I had forgotten how Eclipse will sometimes bring in stuff from one project to the operation of another project. I just an hour or so ago had one really messed up old project that, when you tried to run it, would instead run the previous project. I quit Eclipse, rebooted, and it still did that odd thing.
I think what happened was that I was trying to verify a normally well-working project, found a problem, and then somehow my searches brought me to a Java program that was right after the one I was really working on, i.e., to one that had Cadence.java as its only class. It was a program I had copied from the Internet and never could get working, I guess.
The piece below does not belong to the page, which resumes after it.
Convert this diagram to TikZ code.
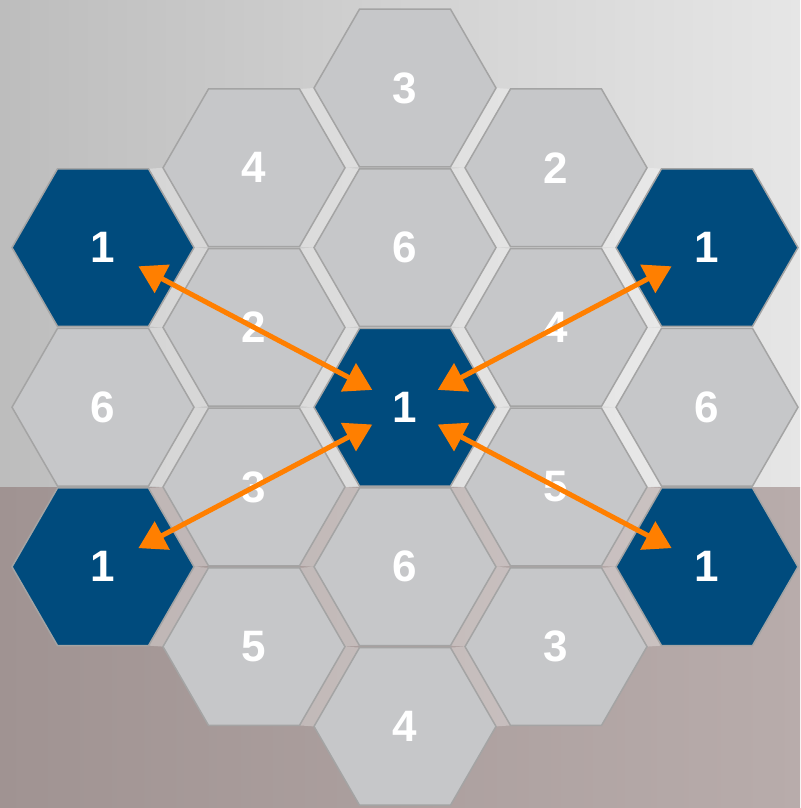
\documentclass[tikz,border=0pt]{standalone}
\usepackage{fontspec}
\setsansfont{Liberation Sans}
\usetikzlibrary{arrows.meta,shapes.geometric,backgrounds}
\definecolor{hexGray}   {HTML}{C6C7C9}
\definecolor{hexBlue}   {HTML}{004B7D}
\definecolor{hexEdge}   {HTML}{A4A4A4}
\definecolor{linkOrange}{HTML}{FF7F00}
\definecolor{wallLeft}  {HTML}{BDBDBD}
\definecolor{wallRight} {HTML}{E6E6E6}
\definecolor{floorLeft} {HTML}{A09392}
\definecolor{floorRight}{HTML}{B8ACAB}
\tikzset{
  font=\sffamily\bfseries\fontsize{44}{44}\selectfont,
  hex/.style={regular polygon,regular polygon sides=6,minimum size=182pt,inner sep=0pt,outer sep=0pt,
    draw=hexEdge,line width=1.5pt,fill=hexGray,text=white},
  hot/.style={hex,fill=hexBlue},
  gap/.style={fill=white,fill opacity=0.3,draw=none},
  link/.style={{Triangle[length=27pt,width=31pt]}-{Triangle[length=27pt,width=31pt]},draw=linkOrange,
    line width=5pt,shorten <=37pt,shorten >=40pt},
}

\begin{document}
\begin{tikzpicture}[x=1pt,y=-1pt]

\useasboundingbox (0,0) rectangle (800,808);

\node[hot] (h1-2) at (103,247.6) {1};
\node[hex] (h1-4) at (103,407.2) {6};
\node[hot] (h1-6) at (103,566.8) {1};

\node[hex] (h2-1) at (254,167.8) {4};
\node[hex] (h2-3) at (254,327.4) {2};
\node[hex] (h2-5) at (254,487.0) {3};
\node[hex] (h2-7) at (254,646.6) {5};

\node[hex] (h3-0) at (405,88.0)  {3};
\node[hex] (h3-2) at (405,247.6) {6};
\node[hot] (h3-4) at (405,407.2) {1};
\node[hex] (h3-6) at (405,566.8) {6};
\node[hex] (h3-8) at (405,726.4) {4};

\node[hex] (h4-1) at (556,167.8) {2};
\node[hex] (h4-3) at (556,327.4) {4};
\node[hex] (h4-5) at (556,487.0) {5};
\node[hex] (h4-7) at (556,646.6) {3};

\node[hot] (h5-2) at (707,247.6) {1};
\node[hex] (h5-4) at (707,407.2) {6};
\node[hot] (h5-6) at (707,566.8) {1};

\draw[link] (h3-4.center) -- (h1-2.center);
\draw[link] (h3-4.center) -- (h5-2.center);
\draw[link] (h3-4.center) -- (h1-6.center);
\draw[link] (h3-4.center) -- (h5-6.center);

\begin{pgfonlayer}{background}
\shade[left color=wallLeft,right color=wallRight] (0,0) rectangle (800,487);
\shade[left color=floorLeft,right color=floorRight] (0,487) rectangle (800,808);
\foreach \a/\b [evaluate=\a as \na using int(\a+1),evaluate=\b as \nb using int(\b+1)] in
  {1/2,1/4,1/6,2/1,2/3,2/5,2/7,3/0,3/2,3/4,3/6,4/1,4/3,4/5}
  \fill[gap] ([shift={(91,0)}]h\a-\b.center) -- ([shift={(45.5,78.8)}]h\a-\b.center)
    -- ([shift={(-91,0)}]h\na-\nb.center) -- ([shift={(-45.5,-78.8)}]h\na-\nb.center) -- cycle;
\foreach \a/\b [evaluate=\a as \na using int(\a+1),evaluate=\b as \nb using int(\b-1)] in
  {1/2,1/4,1/6,2/1,2/3,2/5,2/7,3/2,3/4,3/6,3/8,4/3,4/5,4/7}
  \fill[gap] ([shift={(91,0)}]h\a-\b.center) -- ([shift={(45.5,-78.8)}]h\a-\b.center)
    -- ([shift={(-91,0)}]h\na-\nb.center) -- ([shift={(-45.5,78.8)}]h\na-\nb.center) -- cycle;
\end{pgfonlayer}

\end{tikzpicture}
\end{document}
But I had no memory of the program by name or by contents when its contents showed up while I was trying to discover why the one I was trying to verify was not getting data from a DB. It wasn't open in the package explorer, so the only open-to-inspection stuff was just part of the project I was starting to work on, and I guessed that if it wasn't in a visible java program it had to be in the enclosing sub-directory. Obviously, now that I've done some more snooping, it wasn't anywhere in that subdirectory at all.
I used to be more careful about frequently starting new work spaces to avoid this kind of cross-contamination, but I hadn't had any problems for a long time and had gotten sloppy about breaking things up so that they could not interfere. (I don't see why Eclipse wasn't designed to avoid this unannounced kind of drawing on material from one project to use in another project.)
Again, I am sorry for the confusion.